Now since that time the unconstrained view of a perfectible, naturally virtuous man and his utopia-on-earth has given us 11 million gassed to death in national socialists death camps, no less than 30 million killed in various purges in government induced starvations in the paradise of equality known as the Soviet Union; 50 million, 50 million killed in the communist Chinese utopia of cultural revolution and the great leap forward, millions more executed for lack of revolutionary virtue in Cambodia under the Khmer Rouge and in Vietnam under the victorious armies that were so celebrated at the time in the streets of America by those most blinded by the beauty of unconstrained virtuous new man and his godless heaven right here on earth.

And yet . . . there in the gloom and pessimism about what and who we are lies the unlovely, stony and narrow path, a vision not of what might be, but rather of what is and always was.
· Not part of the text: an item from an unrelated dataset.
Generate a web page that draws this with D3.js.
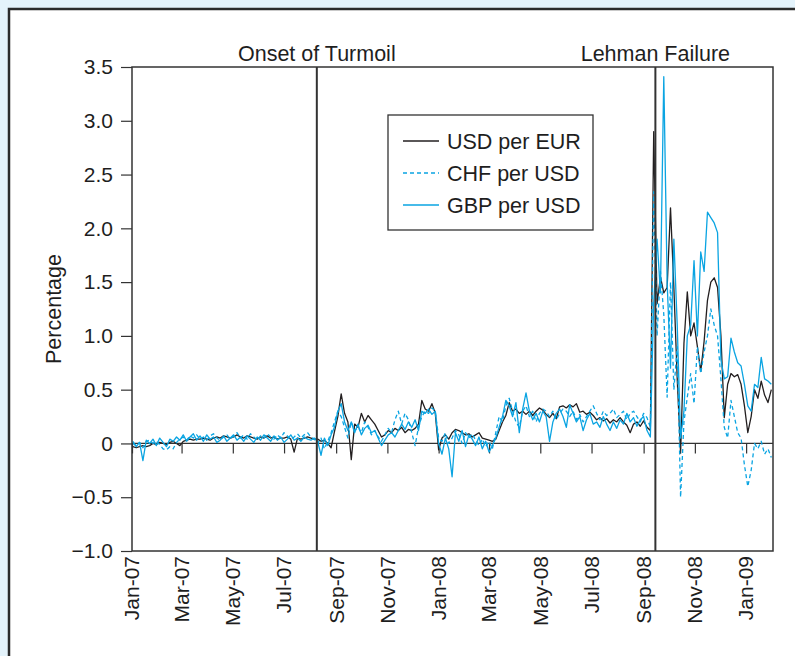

It's a road not of ideals in unity, but of messy and imperfect compromise, where scandal and corruption are never defeated but only contained. Where hundreds-of-millions of people going about their own lives and making their own decisions function not without mistakes or tragedy, but only do so far less than they would if only the best and brightest did the thinking for them.

The so-called "cultivated mind" is no match, none, history records none for the collective wisdom, for the common sense, and the common self-interests of imperfect and flawed but fundamentally moral and decent people. It's far from perfect . . . it's merely good. That's all it is.

You see, the shiny golden road of the unconstrained vision leads to the death camp. The gloomy narrow path of the constrained vision leads . . . to Disneyland. Disneyland isn't perfect . . . it's just the happiest place on earth.